— WORK INSTRUCTIONS —
Copy all lines of the listing that include the string "this".

— DATA SUPPLIED —

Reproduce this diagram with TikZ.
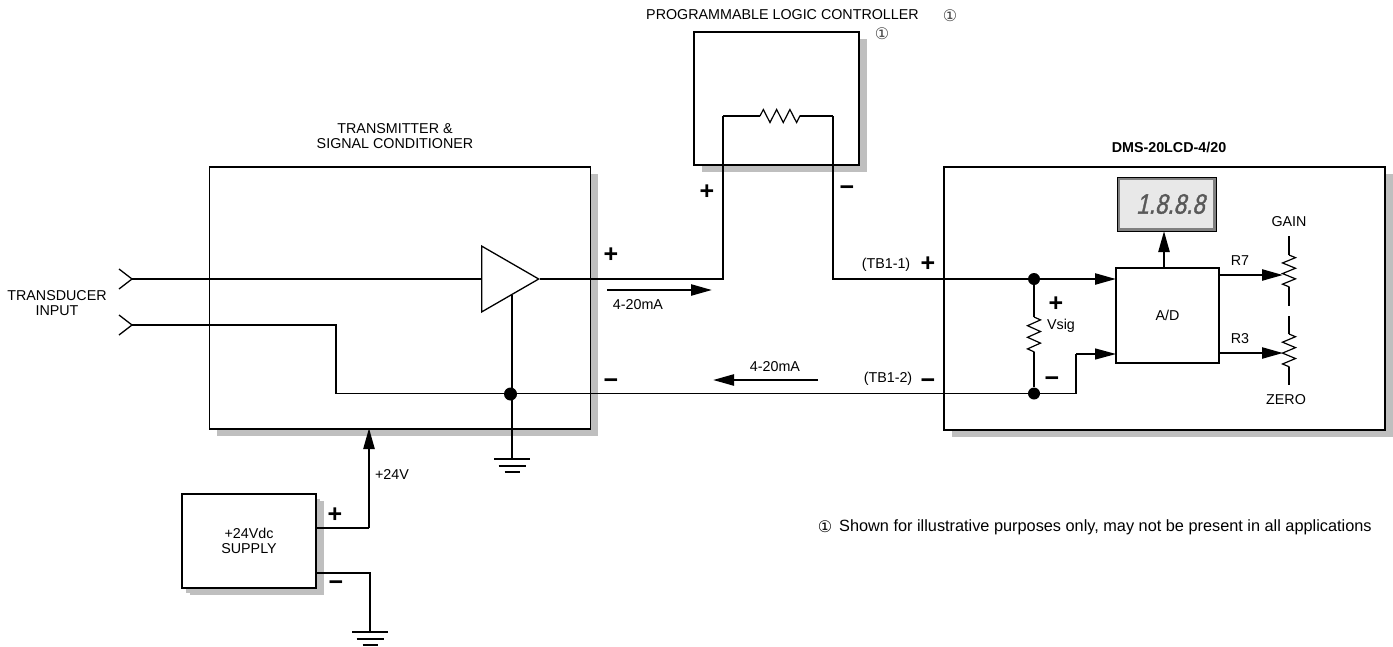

--

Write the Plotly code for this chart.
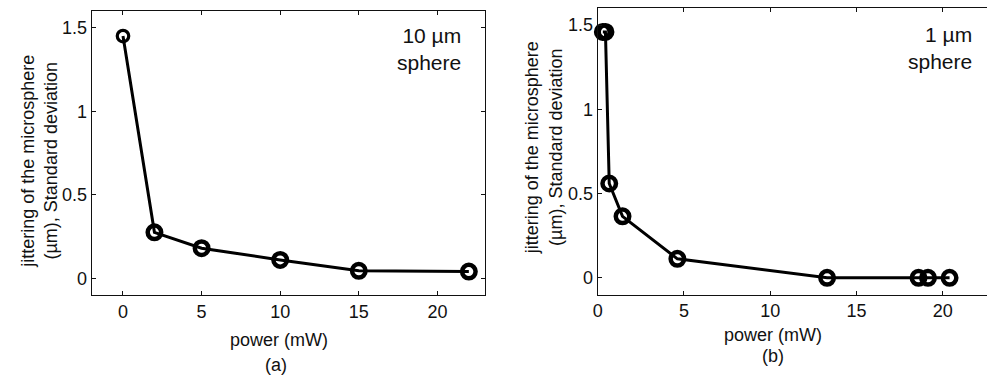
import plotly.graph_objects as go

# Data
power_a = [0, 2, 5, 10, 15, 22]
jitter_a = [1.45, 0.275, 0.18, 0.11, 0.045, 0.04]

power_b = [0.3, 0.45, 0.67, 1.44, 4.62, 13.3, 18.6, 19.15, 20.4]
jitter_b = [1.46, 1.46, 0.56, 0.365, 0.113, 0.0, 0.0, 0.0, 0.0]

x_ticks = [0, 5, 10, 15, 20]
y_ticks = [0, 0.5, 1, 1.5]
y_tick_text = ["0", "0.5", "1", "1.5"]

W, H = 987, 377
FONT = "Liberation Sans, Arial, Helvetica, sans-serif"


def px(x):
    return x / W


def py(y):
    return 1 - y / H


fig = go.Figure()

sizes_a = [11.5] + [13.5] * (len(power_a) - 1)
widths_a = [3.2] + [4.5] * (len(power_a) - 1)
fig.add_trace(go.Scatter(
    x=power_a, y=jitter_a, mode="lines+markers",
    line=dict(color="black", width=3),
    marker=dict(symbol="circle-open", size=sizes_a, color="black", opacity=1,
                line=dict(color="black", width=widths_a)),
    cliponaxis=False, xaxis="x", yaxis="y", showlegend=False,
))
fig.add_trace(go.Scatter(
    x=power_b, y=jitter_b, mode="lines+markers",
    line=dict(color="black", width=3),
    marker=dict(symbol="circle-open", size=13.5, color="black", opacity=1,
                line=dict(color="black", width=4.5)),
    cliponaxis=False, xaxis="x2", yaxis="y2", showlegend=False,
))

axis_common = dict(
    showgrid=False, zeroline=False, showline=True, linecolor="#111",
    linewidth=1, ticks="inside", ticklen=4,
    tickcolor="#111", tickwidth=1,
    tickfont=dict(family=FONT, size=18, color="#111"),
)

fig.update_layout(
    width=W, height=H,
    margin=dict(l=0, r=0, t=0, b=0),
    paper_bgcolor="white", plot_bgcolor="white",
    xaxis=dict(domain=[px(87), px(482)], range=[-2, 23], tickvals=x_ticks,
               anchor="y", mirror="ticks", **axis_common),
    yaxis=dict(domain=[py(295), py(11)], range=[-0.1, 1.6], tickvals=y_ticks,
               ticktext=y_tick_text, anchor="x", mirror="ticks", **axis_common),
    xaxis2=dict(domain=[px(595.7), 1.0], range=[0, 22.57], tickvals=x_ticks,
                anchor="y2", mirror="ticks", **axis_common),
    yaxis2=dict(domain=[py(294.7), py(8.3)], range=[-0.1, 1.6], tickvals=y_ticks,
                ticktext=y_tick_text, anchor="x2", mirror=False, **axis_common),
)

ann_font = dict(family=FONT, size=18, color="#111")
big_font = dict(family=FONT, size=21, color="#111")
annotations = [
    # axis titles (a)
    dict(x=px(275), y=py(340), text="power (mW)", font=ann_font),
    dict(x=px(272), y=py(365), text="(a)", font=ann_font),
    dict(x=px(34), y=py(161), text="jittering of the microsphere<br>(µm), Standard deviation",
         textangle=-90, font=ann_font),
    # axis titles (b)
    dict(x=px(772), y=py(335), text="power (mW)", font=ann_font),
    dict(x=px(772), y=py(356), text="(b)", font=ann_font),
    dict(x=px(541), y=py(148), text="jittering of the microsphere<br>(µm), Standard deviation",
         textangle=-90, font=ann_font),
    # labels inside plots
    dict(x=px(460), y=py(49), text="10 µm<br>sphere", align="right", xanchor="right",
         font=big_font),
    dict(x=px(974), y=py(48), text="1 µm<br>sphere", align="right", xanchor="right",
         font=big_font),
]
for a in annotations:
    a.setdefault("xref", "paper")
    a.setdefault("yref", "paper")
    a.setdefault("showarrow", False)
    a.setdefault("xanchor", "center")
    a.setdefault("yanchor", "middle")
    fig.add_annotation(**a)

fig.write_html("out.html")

— WORKED ANSWER —
Reproduce this diagram with TikZ.
Write the Plotly code for this chart.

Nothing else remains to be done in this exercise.